In practice: deep learning works anyway. Most local minima are good enough; saddle points are escapable; over-parameterization helps.

Saddle points and flat minima

In high dimensions, saddle points (gradient zero, some directions go up, some down) are far more common than local minima. Optimizers need to navigate them, not get stuck.

Flat minima are wider basins; they generalize better than sharp ones. Some optimization tricks (SAM = Sharpness-Aware Minimization) explicitly target flatness.

Vanishing and exploding gradients

Through deep networks, gradients can shrink to zero or blow up to infinity. Mitigations:

Better activations (ReLU instead of sigmoid)
Residual connections (let gradients flow around layers)
Layer/batch normalization
Gradient clipping (cap the global norm)
Careful initialization (Xavier, He)

We’ll see all of these in Stage 03.

Backpropagation in one paragraph

Compute the loss in a forward pass. Then for each parameter, apply the chain rule starting at the loss and walking backward through the computation graph. Each layer’s contribution is a local Jacobian-vector product. Modern frameworks (PyTorch, JAX) build the graph automatically — you write loss.backward() and get param.grad populated for every parameter.
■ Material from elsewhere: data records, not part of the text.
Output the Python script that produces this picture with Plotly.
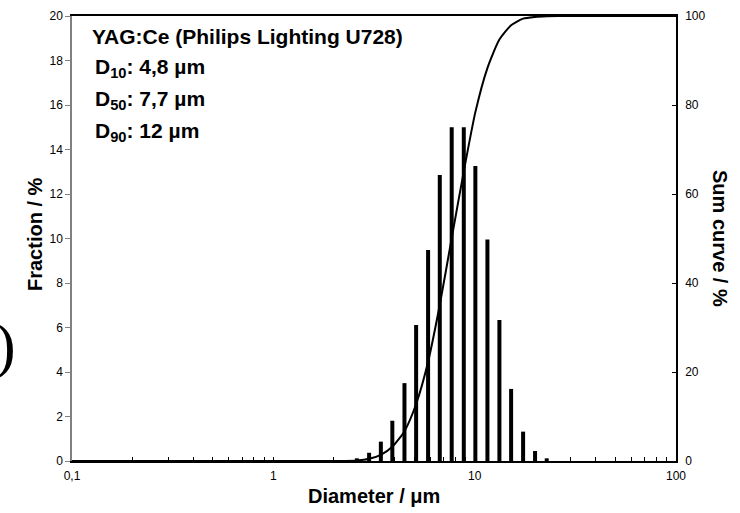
import plotly.graph_objects as go

# ---- data ----
bar_diameter = [2.60, 2.99, 3.42, 3.90, 4.48, 5.12, 5.87, 6.71, 7.69, 8.83,
                10.08, 11.57, 13.27, 15.17, 17.40, 19.95, 22.8]
bar_fraction = [0.12, 0.37, 0.87, 1.81, 3.50, 6.11, 9.48, 12.85, 15.0, 15.0,
                13.26, 9.96, 6.34, 3.24, 1.32, 0.45, 0.12]

sum_diameter = [0.1, 2.27, 2.60, 2.99, 3.42, 3.90, 4.48, 5.12, 5.87, 6.71, 7.69,
                8.83, 10.08, 11.57, 13.27, 15.17, 17.40, 19.95, 22.8, 26.0, 100.0]
sum_curve = [0.0, 0.0, 0.1, 0.5, 1.4, 3.2, 6.7, 12.8, 22.3, 35.1, 50.1,
             65.1, 78.4, 88.3, 94.7, 97.9, 99.4, 99.8, 99.95, 100.0, 100.0]

x_tickvals = [0.1, 1, 10, 100]
x_ticktext = ["0,1", "1", "10", "100"]
x_minor = [0.2, 0.3, 0.4, 0.5, 0.6, 0.7, 0.8, 0.9,
           2, 3, 4, 5, 6, 7, 8, 9,
           20, 30, 40, 50, 60, 70, 80, 90]

info_lines = ["YAG:Ce (Philips Lighting U728)",
              "D<sub>10</sub>: 4,8 µm",
              "D<sub>50</sub>: 7,7 µm",
              "D<sub>90</sub>: 12 µm"]

FONT = "'Liberation Sans', Arial, sans-serif"
W, H = 740, 513
L, R, T, B = 72, 64, 16, 52
PW, PH = W - L - R, H - T - B


def px(x):
    return (x - L) / PW


def py(y):
    return (H - B - y) / PH


# bars as vertical line segments (log axis)
bx, by = [], []
for d, f in zip(bar_diameter, bar_fraction):
    bx += [d, d, None]
    by += [0, f, None]

fig = go.Figure()
fig.add_trace(go.Scatter(x=bx, y=by, mode="lines",
                         line=dict(color="black", width=4),
                         showlegend=False, hoverinfo="skip"))
fig.add_trace(go.Scatter(x=sum_diameter, y=sum_curve, mode="lines", yaxis="y2",
                         line=dict(color="black", width=2, shape="spline", smoothing=0.6),
                         showlegend=False))

fig.update_layout(
    width=W, height=H,
    margin=dict(l=L, r=R, t=T, b=B, autoexpand=False),
    paper_bgcolor="white", plot_bgcolor="white",
    font=dict(family=FONT, size=12, color="black"),
    xaxis=dict(type="log", range=[-1, 2], tickmode="array",
               tickvals=x_tickvals, ticktext=x_ticktext,
               ticks="inside", ticklen=4, tickcolor="black", tickwidth=1,
               showline=True, linecolor="black", linewidth=1.5, mirror=True,
               showgrid=False, zeroline=False, ticklabelstandoff=3,
               automargin=False,
               minor=dict(tickmode="array", tickvals=x_minor, ticks="inside",
                          ticklen=4, tickcolor="black", showgrid=False),
               tickfont=dict(size=12, color="black")),
    yaxis=dict(range=[0, 20], tick0=0, dtick=2, ticks="outside", ticklen=5,
               tickcolor="#808080", showline=True, linecolor="#808080", linewidth=1.5,
               showgrid=False, zeroline=False, automargin=False,
               tickfont=dict(size=12, color="black")),
    yaxis2=dict(range=[0, 100], tick0=0, dtick=20, overlaying="y", side="right",
                ticks="inside", ticklen=4, tickcolor="black",
                showline=True, linecolor="black", linewidth=1.5,
                showgrid=False, zeroline=False, ticklabelstandoff=5, automargin=False,
                tickfont=dict(size=12, color="black")),
)

ann = []
# info text block
ys = [37, 68, 100, 132]
xs = [90, 93, 93, 93]
for t, xx, yy in zip(info_lines, xs, ys):
    ann.append(dict(text="<b>" + t + "</b>", x=px(xx), y=py(yy), xref="paper", yref="paper",
                    xanchor="left", yanchor="middle", showarrow=False,
                    font=dict(family=FONT, size=21, color="black")))
# axis titles
ann.append(dict(text="<b>Diameter / μm</b>", x=px(374), y=py(496), xref="paper", yref="paper",
                xanchor="center", yanchor="middle", showarrow=False,
                font=dict(family=FONT, size=20, color="black")))
ann.append(dict(text="<b>Fraction / %</b>", x=px(35), y=py(234), xref="paper", yref="paper",
                xanchor="center", yanchor="middle", showarrow=False, textangle=-90,
                font=dict(family=FONT, size=20, color="black")))
ann.append(dict(text="<b>Sum curve / %</b>", x=px(720), y=py(238), xref="paper", yref="paper",
                xanchor="center", yanchor="middle", showarrow=False, textangle=90,
                font=dict(family=FONT, size=20, color="black")))
# stray parenthesis at the left edge
ann.append(dict(text=")", x=px(5), y=py(345), xref="paper", yref="paper",
                xanchor="center", yanchor="middle", showarrow=False,
                font=dict(family="'Liberation Serif', serif", size=62, color="black")))
fig.update_layout(annotations=ann)

fig.write_html("out.html", config={"displayModeBar": False},
               post_script="document.body.style.margin='0px';")
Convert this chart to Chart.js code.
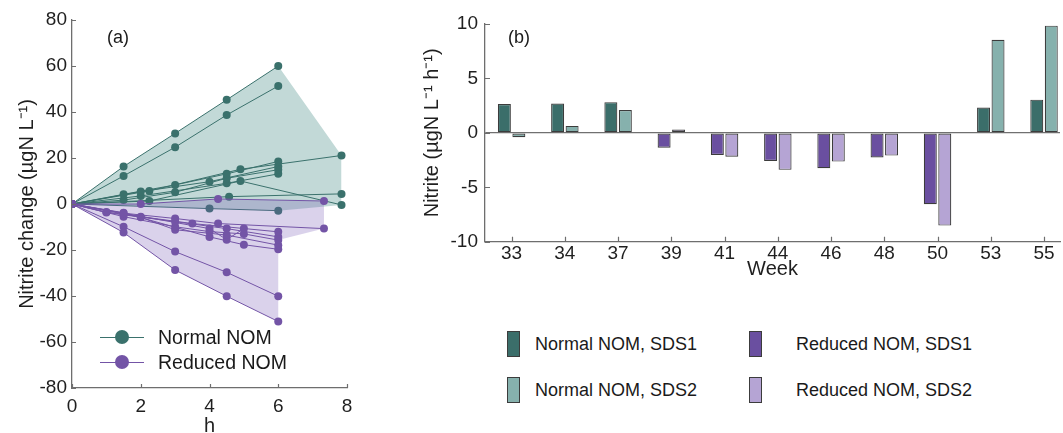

Practical optimization advice

Start with AdamW. Don’t tune the optimizer first.
Learning rate is the most important hyperparameter. Sweep it before anything else.
Use warmup for anything attention-based. No exceptions.
Clip gradients at norm 1.0 if training is unstable.
Watch loss + gradient norms. If gradient norm explodes, something is wrong.
Mixed precision (fp16/bf16) is essentially free speedup — turn it on.

Exercises

Derive backprop. For y = w₂ · σ(w₁ · x + b₁) + b₂ where σ is sigmoid, derive ∂L/∂w₁ for L = (y − target)².
Plot GD trajectories. Minimize f(x, y) = x² + 10y² (an elongated bowl) with vanilla SGD and with momentum. Compare paths.
Tune the learning rate. Train an MLP on MNIST with η = 1e-1, 1e-2, 1e-3, 1e-4, 1e-5. Plot loss curves. Where does training fail? Where is it slow?
Implement Adam. From scratch in NumPy on a toy quadratic. Verify it converges faster than SGD.